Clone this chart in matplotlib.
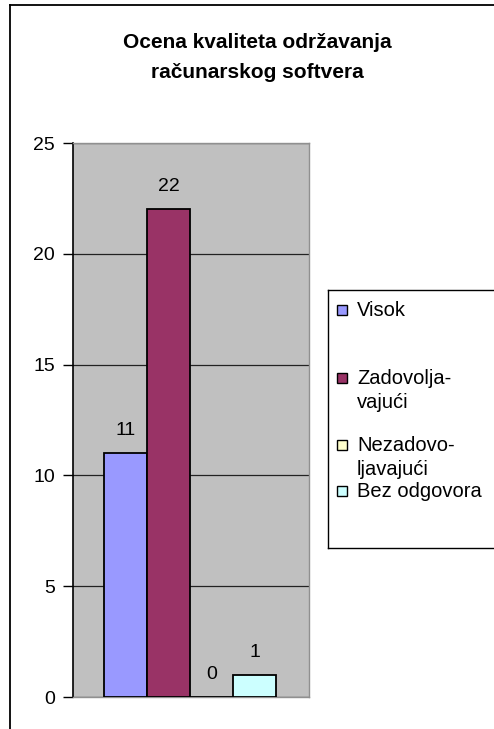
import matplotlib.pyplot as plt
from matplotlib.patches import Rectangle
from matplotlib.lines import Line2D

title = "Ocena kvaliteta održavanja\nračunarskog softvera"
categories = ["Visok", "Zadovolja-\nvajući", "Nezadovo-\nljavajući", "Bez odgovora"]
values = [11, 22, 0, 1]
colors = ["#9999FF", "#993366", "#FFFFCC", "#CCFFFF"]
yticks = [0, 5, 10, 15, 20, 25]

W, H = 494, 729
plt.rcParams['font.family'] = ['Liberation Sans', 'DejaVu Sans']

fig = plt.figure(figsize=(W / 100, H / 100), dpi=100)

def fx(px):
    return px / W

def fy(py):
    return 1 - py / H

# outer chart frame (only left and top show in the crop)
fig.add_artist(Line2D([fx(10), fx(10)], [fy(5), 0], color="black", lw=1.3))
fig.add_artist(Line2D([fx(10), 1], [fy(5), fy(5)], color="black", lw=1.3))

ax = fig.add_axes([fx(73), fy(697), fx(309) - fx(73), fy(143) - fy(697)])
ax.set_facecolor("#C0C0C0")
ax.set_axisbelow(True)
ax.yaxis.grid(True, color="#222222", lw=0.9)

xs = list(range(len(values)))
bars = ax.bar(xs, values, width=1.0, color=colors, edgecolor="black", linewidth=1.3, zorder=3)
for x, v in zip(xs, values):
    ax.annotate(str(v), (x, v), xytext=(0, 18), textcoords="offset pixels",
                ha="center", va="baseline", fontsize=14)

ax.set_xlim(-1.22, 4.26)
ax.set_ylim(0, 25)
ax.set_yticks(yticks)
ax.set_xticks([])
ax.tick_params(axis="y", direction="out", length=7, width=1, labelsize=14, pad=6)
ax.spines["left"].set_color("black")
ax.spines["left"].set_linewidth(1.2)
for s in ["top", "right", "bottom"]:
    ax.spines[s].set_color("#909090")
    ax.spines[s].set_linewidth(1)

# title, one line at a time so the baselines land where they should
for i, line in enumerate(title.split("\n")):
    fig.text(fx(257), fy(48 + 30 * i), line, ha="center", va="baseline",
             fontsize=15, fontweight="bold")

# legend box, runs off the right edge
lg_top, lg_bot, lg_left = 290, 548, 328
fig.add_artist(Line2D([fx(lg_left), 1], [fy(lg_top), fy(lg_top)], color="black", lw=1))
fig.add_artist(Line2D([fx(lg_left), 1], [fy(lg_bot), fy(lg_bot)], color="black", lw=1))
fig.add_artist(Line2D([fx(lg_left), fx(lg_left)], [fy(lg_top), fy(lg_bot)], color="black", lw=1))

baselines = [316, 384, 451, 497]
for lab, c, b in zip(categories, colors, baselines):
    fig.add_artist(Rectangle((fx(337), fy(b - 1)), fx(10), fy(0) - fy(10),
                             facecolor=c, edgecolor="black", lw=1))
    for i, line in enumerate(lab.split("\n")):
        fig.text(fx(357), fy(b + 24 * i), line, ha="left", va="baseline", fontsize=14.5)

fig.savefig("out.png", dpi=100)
☆ ☆ ☆
• **Directions**
Produce an exact copy of each line of data, skipping embedded images.

• **Result of the exercise**
Clone this chart in matplotlib.
import matplotlib.pyplot as plt
from matplotlib.patches import Rectangle
from matplotlib.lines import Line2D

title = "Ocena kvaliteta održavanja\nračunarskog softvera"
categories = ["Visok", "Zadovolja-\nvajući", "Nezadovo-\nljavajući", "Bez odgovora"]
values = [11, 22, 0, 1]
colors = ["#9999FF", "#993366", "#FFFFCC", "#CCFFFF"]
yticks = [0, 5, 10, 15, 20, 25]

W, H = 494, 729
plt.rcParams['font.family'] = ['Liberation Sans', 'DejaVu Sans']

fig = plt.figure(figsize=(W / 100, H / 100), dpi=100)

def fx(px):
    return px / W

def fy(py):
    return 1 - py / H

# outer chart frame (only left and top show in the crop)
fig.add_artist(Line2D([fx(10), fx(10)], [fy(5), 0], color="black", lw=1.3))
fig.add_artist(Line2D([fx(10), 1], [fy(5), fy(5)], color="black", lw=1.3))

ax = fig.add_axes([fx(73), fy(697), fx(309) - fx(73), fy(143) - fy(697)])
ax.set_facecolor("#C0C0C0")
ax.set_axisbelow(True)
ax.yaxis.grid(True, color="#222222", lw=0.9)

xs = list(range(len(values)))
bars = ax.bar(xs, values, width=1.0, color=colors, edgecolor="black", linewidth=1.3, zorder=3)
for x, v in zip(xs, values):
    ax.annotate(str(v), (x, v), xytext=(0, 18), textcoords="offset pixels",
                ha="center", va="baseline", fontsize=14)

ax.set_xlim(-1.22, 4.26)
ax.set_ylim(0, 25)
ax.set_yticks(yticks)
ax.set_xticks([])
ax.tick_params(axis="y", direction="out", length=7, width=1, labelsize=14, pad=6)
ax.spines["left"].set_color("black")
ax.spines["left"].set_linewidth(1.2)
for s in ["top", "right", "bottom"]:
    ax.spines[s].set_color("#909090")
    ax.spines[s].set_linewidth(1)

# title, one line at a time so the baselines land where they should
for i, line in enumerate(title.split("\n")):
    fig.text(fx(257), fy(48 + 30 * i), line, ha="center", va="baseline",
             fontsize=15, fontweight="bold")

# legend box, runs off the right edge
lg_top, lg_bot, lg_left = 290, 548, 328
fig.add_artist(Line2D([fx(lg_left), 1], [fy(lg_top), fy(lg_top)], color="black", lw=1))
fig.add_artist(Line2D([fx(lg_left), 1], [fy(lg_bot), fy(lg_bot)], color="black", lw=1))
fig.add_artist(Line2D([fx(lg_left), fx(lg_left)], [fy(lg_top), fy(lg_bot)], color="black", lw=1))

baselines = [316, 384, 451, 497]
for lab, c, b in zip(categories, colors, baselines):
    fig.add_artist(Rectangle((fx(337), fy(b - 1)), fx(10), fy(0) - fy(10),
                             facecolor=c, edgecolor="black", lw=1))
    for i, line in enumerate(lab.split("\n")):
        fig.text(fx(357), fy(b + 24 * i), line, ha="left", va="baseline", fontsize=14.5)

fig.savefig("out.png", dpi=100)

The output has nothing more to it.